Consider the rational function:
f\left(x\right)=\dfrac{1}{x}
The inverse of f\left(x\right) is itself. Therefore the domain and range of f\left(x\right) are the same and they are both:
\left(-\infty, 0\right)\cup \left(0,\infty\right)
It is now possible to find the range of a rational function using its inverse.
Let's find the range of the following function:
y=\dfrac{1}{x-1}
The range of a rational function is the domain of its inverse. Let's first find the inverse function.
To find the inverse we solve the following equation for y :
x=\dfrac{1}{y-1}\\\left(y-1\right)x=1\\y-1=\dfrac{1}{x}\\y=\dfrac{1}{x}+1\\y=\dfrac{1+x}{x}
The domain of this rational function is all real numbers except 0.
Therefore the range of the function y=\dfrac{1}{x-1} is all real numbers except 0.
Properties and graphic representation
Suppose f\left(x\right) is a function which has the inverse f^{-1}\left(x\right). Then the graph of f^{-1}\left(x\right) is obtained by reflecting the graph of f\left(x\right) across the line y=x.
In the following example, the graph of a function f\left(x\right) is given in blue and the graph of f^{-1}\left(x\right) is given in red.

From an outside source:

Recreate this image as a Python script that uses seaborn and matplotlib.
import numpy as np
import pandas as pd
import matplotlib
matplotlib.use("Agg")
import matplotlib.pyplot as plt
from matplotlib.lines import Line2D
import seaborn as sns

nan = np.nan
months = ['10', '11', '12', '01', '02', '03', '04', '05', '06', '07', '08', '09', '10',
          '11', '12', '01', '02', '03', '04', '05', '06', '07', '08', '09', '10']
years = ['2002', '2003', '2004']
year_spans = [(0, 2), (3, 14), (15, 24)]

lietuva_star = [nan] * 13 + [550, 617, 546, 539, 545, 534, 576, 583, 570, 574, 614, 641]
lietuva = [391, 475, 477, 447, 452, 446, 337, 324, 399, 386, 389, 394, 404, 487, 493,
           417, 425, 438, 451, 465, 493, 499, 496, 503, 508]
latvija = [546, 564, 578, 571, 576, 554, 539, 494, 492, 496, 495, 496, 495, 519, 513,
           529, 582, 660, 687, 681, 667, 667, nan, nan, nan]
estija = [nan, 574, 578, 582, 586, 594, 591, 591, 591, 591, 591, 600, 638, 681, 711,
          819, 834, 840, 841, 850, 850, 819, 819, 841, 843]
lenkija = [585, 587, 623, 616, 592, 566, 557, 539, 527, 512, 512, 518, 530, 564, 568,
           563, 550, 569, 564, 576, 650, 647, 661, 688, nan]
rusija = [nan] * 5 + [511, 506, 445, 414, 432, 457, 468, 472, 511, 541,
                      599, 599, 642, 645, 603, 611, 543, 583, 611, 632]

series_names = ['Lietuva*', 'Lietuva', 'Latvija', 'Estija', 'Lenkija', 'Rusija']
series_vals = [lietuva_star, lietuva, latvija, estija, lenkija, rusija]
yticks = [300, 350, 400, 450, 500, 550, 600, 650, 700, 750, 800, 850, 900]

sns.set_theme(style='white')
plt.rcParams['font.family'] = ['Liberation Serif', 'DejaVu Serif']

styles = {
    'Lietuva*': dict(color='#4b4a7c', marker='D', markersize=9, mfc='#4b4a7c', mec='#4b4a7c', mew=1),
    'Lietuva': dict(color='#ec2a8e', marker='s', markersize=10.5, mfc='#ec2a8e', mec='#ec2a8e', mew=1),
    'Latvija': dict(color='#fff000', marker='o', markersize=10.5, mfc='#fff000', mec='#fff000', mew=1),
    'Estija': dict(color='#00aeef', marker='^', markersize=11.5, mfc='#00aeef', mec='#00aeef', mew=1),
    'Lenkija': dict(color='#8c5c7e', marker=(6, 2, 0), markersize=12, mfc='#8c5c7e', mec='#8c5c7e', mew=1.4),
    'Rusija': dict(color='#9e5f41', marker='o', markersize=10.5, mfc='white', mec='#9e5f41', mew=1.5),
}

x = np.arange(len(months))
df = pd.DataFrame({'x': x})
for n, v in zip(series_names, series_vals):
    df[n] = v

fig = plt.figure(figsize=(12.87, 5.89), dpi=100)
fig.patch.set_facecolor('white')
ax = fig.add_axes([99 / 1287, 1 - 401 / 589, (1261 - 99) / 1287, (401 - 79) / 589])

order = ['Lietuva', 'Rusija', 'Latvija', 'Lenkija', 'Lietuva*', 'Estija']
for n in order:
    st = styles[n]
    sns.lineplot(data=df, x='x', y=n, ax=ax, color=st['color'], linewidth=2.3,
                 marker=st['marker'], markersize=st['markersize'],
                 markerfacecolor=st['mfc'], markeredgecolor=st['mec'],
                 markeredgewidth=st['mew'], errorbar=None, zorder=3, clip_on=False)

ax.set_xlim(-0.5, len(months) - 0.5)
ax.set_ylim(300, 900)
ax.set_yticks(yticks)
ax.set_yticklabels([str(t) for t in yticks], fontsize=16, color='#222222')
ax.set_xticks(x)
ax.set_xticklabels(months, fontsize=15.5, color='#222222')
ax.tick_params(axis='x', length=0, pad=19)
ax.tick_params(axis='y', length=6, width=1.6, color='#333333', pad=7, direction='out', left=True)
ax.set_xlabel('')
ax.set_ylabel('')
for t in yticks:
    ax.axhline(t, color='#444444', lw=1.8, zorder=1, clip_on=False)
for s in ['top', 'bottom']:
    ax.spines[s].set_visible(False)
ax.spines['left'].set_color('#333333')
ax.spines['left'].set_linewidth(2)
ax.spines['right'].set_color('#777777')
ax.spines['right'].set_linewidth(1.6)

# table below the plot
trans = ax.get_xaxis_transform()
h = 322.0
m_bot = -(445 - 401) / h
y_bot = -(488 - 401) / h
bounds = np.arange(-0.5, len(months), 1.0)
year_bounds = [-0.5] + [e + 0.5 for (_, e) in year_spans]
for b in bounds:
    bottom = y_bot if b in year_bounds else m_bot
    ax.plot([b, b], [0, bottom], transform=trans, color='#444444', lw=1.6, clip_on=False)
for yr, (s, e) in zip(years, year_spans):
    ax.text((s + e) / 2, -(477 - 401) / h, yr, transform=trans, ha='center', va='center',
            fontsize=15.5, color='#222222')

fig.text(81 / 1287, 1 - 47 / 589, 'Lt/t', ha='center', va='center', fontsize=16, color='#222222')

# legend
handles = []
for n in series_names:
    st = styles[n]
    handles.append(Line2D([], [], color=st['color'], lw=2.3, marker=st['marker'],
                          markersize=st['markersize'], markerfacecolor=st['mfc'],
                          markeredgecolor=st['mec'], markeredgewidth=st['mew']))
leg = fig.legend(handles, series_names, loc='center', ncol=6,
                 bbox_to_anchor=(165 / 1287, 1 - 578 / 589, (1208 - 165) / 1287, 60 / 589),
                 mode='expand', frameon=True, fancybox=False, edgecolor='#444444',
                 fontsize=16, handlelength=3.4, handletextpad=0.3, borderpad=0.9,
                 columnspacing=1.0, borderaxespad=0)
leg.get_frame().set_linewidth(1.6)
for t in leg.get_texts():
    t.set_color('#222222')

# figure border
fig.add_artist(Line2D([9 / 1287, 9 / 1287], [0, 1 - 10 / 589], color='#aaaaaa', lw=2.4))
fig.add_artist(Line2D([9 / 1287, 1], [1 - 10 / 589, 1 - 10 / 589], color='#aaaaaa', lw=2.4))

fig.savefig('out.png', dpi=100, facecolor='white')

Consider the following rational function:
f\left(x\right)=\dfrac{1}{x-1}
The inverse function of f\left(x\right) is the following function:
f^{-1}\left(x\right)=\dfrac{1+x}{x}
In the following image the graph of f\left(x\right) is in blue and the graph of f^{-1}\left(x\right) is given in red.
Rational equations
Rational equation
A rational equation is any equation of the following form:
\dfrac{f\left(x\right)}{g\left(x\right)}=0
f\left(x\right) and g\left(x\right) being polynomial functions.

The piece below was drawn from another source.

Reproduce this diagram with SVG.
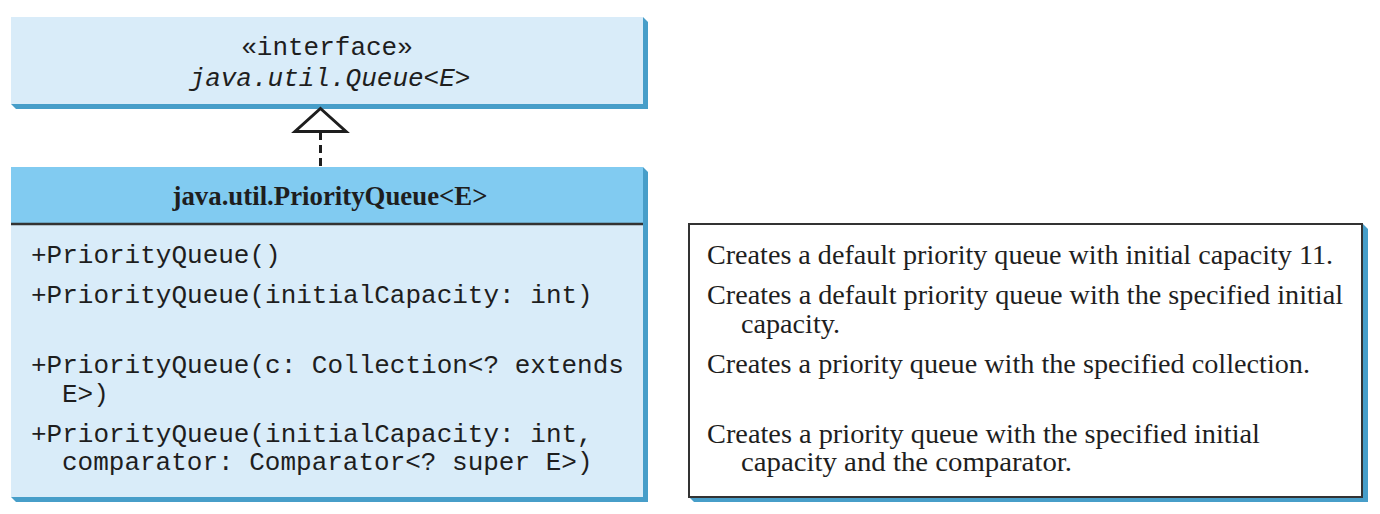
<svg xmlns="http://www.w3.org/2000/svg" width="1380" height="514" viewBox="0 0 1380 514">
<style>
.shadow{fill:#479ec9}
.light{fill:#d9ecf9}
.head{fill:#81cbf1}
.mono{font-family:"Liberation Mono","DejaVu Sans Mono",monospace;font-size:26px;fill:#1e1e1e}
.ital{font-style:italic}
.bold{font-family:"Liberation Serif","Times New Roman",serif;font-size:28px;font-weight:bold;fill:#1e1e1e}
.desc{font-family:"Liberation Serif","Times New Roman",serif;font-size:27px;fill:#1e1e1e}
.conn{stroke:#1e1e1e;stroke-width:3;fill:none}
</style>
<rect width="1380" height="514" fill="#ffffff"/>
<g id="queue-interface">
<polygon class="shadow" points="643,17 648,22 648,109 16,109 11,104"/>
<rect class="light" x="11" y="17" width="632" height="87"/>
<text class="mono" x="327" y="55" text-anchor="middle">«interface»</text>
<text class="mono ital" x="330" y="86" text-anchor="middle">java.util.Queue&lt;E&gt;</text>
</g>
<g id="priority-queue">
<polygon class="shadow" points="643,167 648,172 648,502 16,502 11,497"/>
<rect class="head" x="11" y="167" width="632" height="57"/>
<rect class="light" x="11" y="224" width="632" height="273"/>
<line x1="11" y1="224" x2="643" y2="224" stroke="#333333" stroke-width="2.5"/>
<text class="bold" x="330" y="205" text-anchor="middle" textLength="315" lengthAdjust="spacingAndGlyphs">java.util.PriorityQueue&lt;E&gt;</text>
<text class="mono" x="31" y="263">+PriorityQueue()</text>
<text class="mono" x="31" y="303">+PriorityQueue(initialCapacity: int)</text>
<text class="mono" x="31" y="373">+PriorityQueue(c: Collection&lt;? extends</text>
<text class="mono" x="62" y="402">E&gt;)</text>
<text class="mono" x="31" y="442">+PriorityQueue(initialCapacity: int,</text>
<text class="mono" x="62" y="470">comparator: Comparator&lt;? super E&gt;)</text>
</g>
<g id="descriptions">
<polygon class="shadow" points="1362,223 1368,229 1368,502 694,502 689,497"/>
<rect x="689" y="224" width="673" height="273" fill="#ffffff" stroke="#333333" stroke-width="2"/>
<text class="desc" x="707" y="264" textLength="626" lengthAdjust="spacingAndGlyphs">Creates a default priority queue with initial capacity 11.</text>
<text class="desc" x="707" y="304" textLength="636" lengthAdjust="spacingAndGlyphs">Creates a default priority queue with the specified initial</text>
<text class="desc" x="741" y="333" textLength="99" lengthAdjust="spacingAndGlyphs">capacity.</text>
<text class="desc" x="707" y="373" textLength="603" lengthAdjust="spacingAndGlyphs">Creates a priority queue with the specified collection.</text>
<text class="desc" x="707" y="443" textLength="553" lengthAdjust="spacingAndGlyphs">Creates a priority queue with the specified initial</text>
<text class="desc" x="741" y="471" textLength="331" lengthAdjust="spacingAndGlyphs">capacity and the comparator.</text>
</g>
<g id="connectors">
<line class="conn" x1="320.5" y1="132" x2="320.5" y2="167" stroke-dasharray="8,5"/>
<polygon class="conn" points="320.5,108.5 346,131.5 295,131.5" style="fill:#ffffff"/>
</g>
</svg>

The following is a rational equation:
\dfrac{x}{x-1}=0
The following is a rational equation:
\dfrac{x^2-2x+1}{x^{17}+11}=0
If \dfrac{a}{b} is a rational number then \dfrac{a}{b}=0 if and only if a=0.
This principal allows us to solve rational equations. Suppose q\left(x\right)=\dfrac{f\left(x\right)}{g\left(x\right)} is a rational function and f\left(x\right) and g\left(x\right) are polynomial functions. Then a real number a is a solution to the rational equation q\left(x\right)=0 if and only if the following two conditions hold:
- f\left(a\right)=0
- g\left(a\right)\not= 0
Consider the following rational equation:
\dfrac{x}{x+1}=0
The numerator is 0 if and only if x=0.
Observe that the denominator of the rational function evaluated at 0 is not 0.

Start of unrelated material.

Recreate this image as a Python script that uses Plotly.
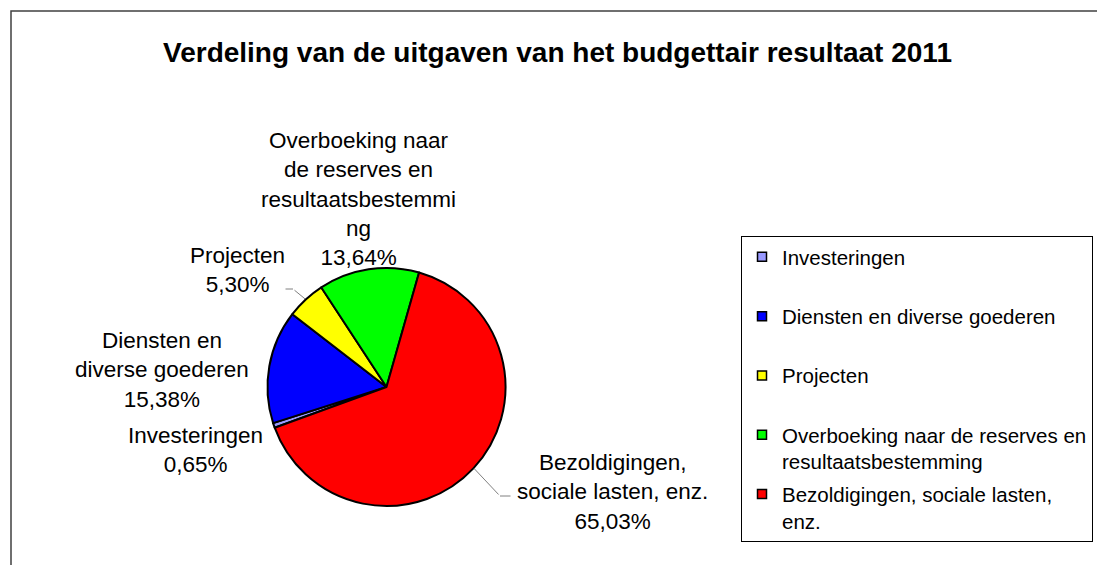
import math

import plotly.graph_objects as go

# Data, in the order of the legend (clockwise in the pie)
categories = [
    "Investeringen",
    "Diensten en diverse goederen",
    "Projecten",
    "Overboeking naar de reserves en resultaatsbestemming",
    "Bezoldigingen, sociale lasten, enz.",
]
shares = [0.65, 15.38, 5.30, 13.64, 65.03]
slice_labels = [
    "Investeringen",
    "Diensten en<br>diverse goederen",
    "Projecten",
    "Overboeking naar<br>de reserves en<br>resultaatsbestemmi<br>ng",
    "Bezoldigingen,<br>sociale lasten, enz.",
]
legend_labels = [
    "Investeringen",
    "Diensten en diverse goederen",
    "Projecten",
    "Overboeking naar de reserves en<br>resultaatsbestemming",
    "Bezoldigingen, sociale lasten,<br>enz.",
]
colors = ["#9999FF", "#0000FF", "#FFFF00", "#00FF00", "#FF0000"]

FONT = "Arial, Liberation Sans, sans-serif"
W, H = 1097, 557   # page has an 8px body margin
OFF = 8


def px(x):
    return (x - OFF) / W


def py(y):
    return 1 - (y - OFF) / H


# pie placement (page pixels)
CX, CY, R = 386.5, 387, 119
ROTATION = 250

# where the data labels sit (page pixels, centre of text block)
label_pos = [(195, 450), (162, 370), (237, 270), (358, 199), (612, 492)]
# leader lines: label end -> elbow, then elbow -> slice edge
leaders = {2: ((284, 289), (293, 289)), 4: ((512, 496), (500, 496))}

fig = go.Figure()

fig.add_trace(go.Pie(
    labels=categories,
    values=shares,
    textinfo="none",
    marker=dict(colors=colors, line=dict(color="#000000", width=2)),
    sort=False,
    direction="clockwise",
    rotation=ROTATION,
    showlegend=False,
    hoverinfo="label+percent",
    domain=dict(x=[px(CX - R), px(CX + R)], y=[py(CY + R), py(CY - R)]),
))

# legend entries as empty marker traces so the spacing can be controlled
for i, (name, color) in enumerate(zip(legend_labels, colors)):
    if "<br>" not in name:
        name = name + "<br>\u00a0"
    fig.add_trace(go.Scatter(
        x=[None], y=[None],
        mode="markers",
        name=name,
        legendgroup=f"g{i}",
        marker=dict(symbol="square", size=9, color=color,
                    line=dict(color="#000000", width=1.5)),
    ))

# data labels with percentages
total = sum(shares)
annotations = []
cum = 0.0
for i, (lab, val) in enumerate(zip(slice_labels, shares)):
    pct = f"{100 * val / total:.2f}".replace(".", ",") + "%"
    lx, ly = label_pos[i]
    annotations.append(dict(
        x=px(lx), y=py(ly), xref="paper", yref="paper",
        text=f"{lab}<br>{pct}", showarrow=False,
        xanchor="center", yanchor="middle", align="center",
        font=dict(family=FONT, size=22.5, color="#000000"),
    ))
    mid = math.radians(ROTATION + 360 * (cum + val / 2) / total)
    cum += val
    if i in leaders:
        start, elbow = leaders[i]
        edge = (CX + (R + 1) * math.sin(mid), CY - (R + 1) * math.cos(mid))
        for a, b in ((start, elbow), (elbow, edge)):
            annotations.append(dict(
                x=px(b[0]), y=py(b[1]), xref="paper", yref="paper",
                ax=a[0] - b[0], ay=a[1] - b[1], axref="pixel", ayref="pixel",
                text="", showarrow=True, arrowhead=0, standoff=0,
                arrowwidth=1, arrowcolor="#808080",
            ))

fig.update_layout(
    width=W,
    height=H,
    margin=dict(l=0, r=0, t=0, b=0),
    paper_bgcolor="white",
    plot_bgcolor="white",
    font=dict(family=FONT, color="#000000"),
    title=dict(
        text="<b>Verdeling van de uitgaven van het budgettair resultaat 2011</b>",
        x=px(557.5), xanchor="center",
        y=py(52), yanchor="middle",
        font=dict(family=FONT, size=28, color="#000000"),
    ),
    xaxis=dict(visible=False),
    yaxis=dict(visible=False),
    legend=dict(
        x=px(741), xanchor="left",
        y=py(236), yanchor="top",
        bordercolor="#000000",
        borderwidth=1,
        bgcolor="white",
        font=dict(family=FONT, size=20.5, color="#000000"),
        valign="top",
        tracegroupgap=3,
    ),
    annotations=annotations,
    shapes=[dict(
        type="rect", xref="paper", yref="paper",
        x0=px(11), x1=1.02, y0=-0.02, y1=py(11),
        line=dict(color="#404040", width=1.5),
    )],
)

fig.write_html("out.html")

Therefore there is one solution to the rational equation:
x=0
Consider the following equation:
\dfrac{x-1}{x+2}=\dfrac{x-1}{x+1}
The equation is solved as follows:
\dfrac{x-1}{x+2}=\dfrac{x-1}{x+1}\\\dfrac{x-1}{x+2}-\dfrac{x-1}{x+1}=0\\\dfrac{\left(x-1\right)\left(x+1\right)-\left(x-1\right)\left(x+2\right)}{\left(x+2\right)\left(x-1\right)}=0\\\dfrac{x^2-1-\left(x^2+x-2\right)}{\left(x+2\right)\left(x-1\right)}=0\\\dfrac{1-x}{\left(x+2\right)\left(x-1\right)}=0
The only possible solution to the rational equation is x=1 since 1 is the only real number which makes the numerator 0.
However, the number 1 also makes the denominator of the rational function 0 and so we cannot include it as part of our solutions.
Therefore there are no solutions to the original equation.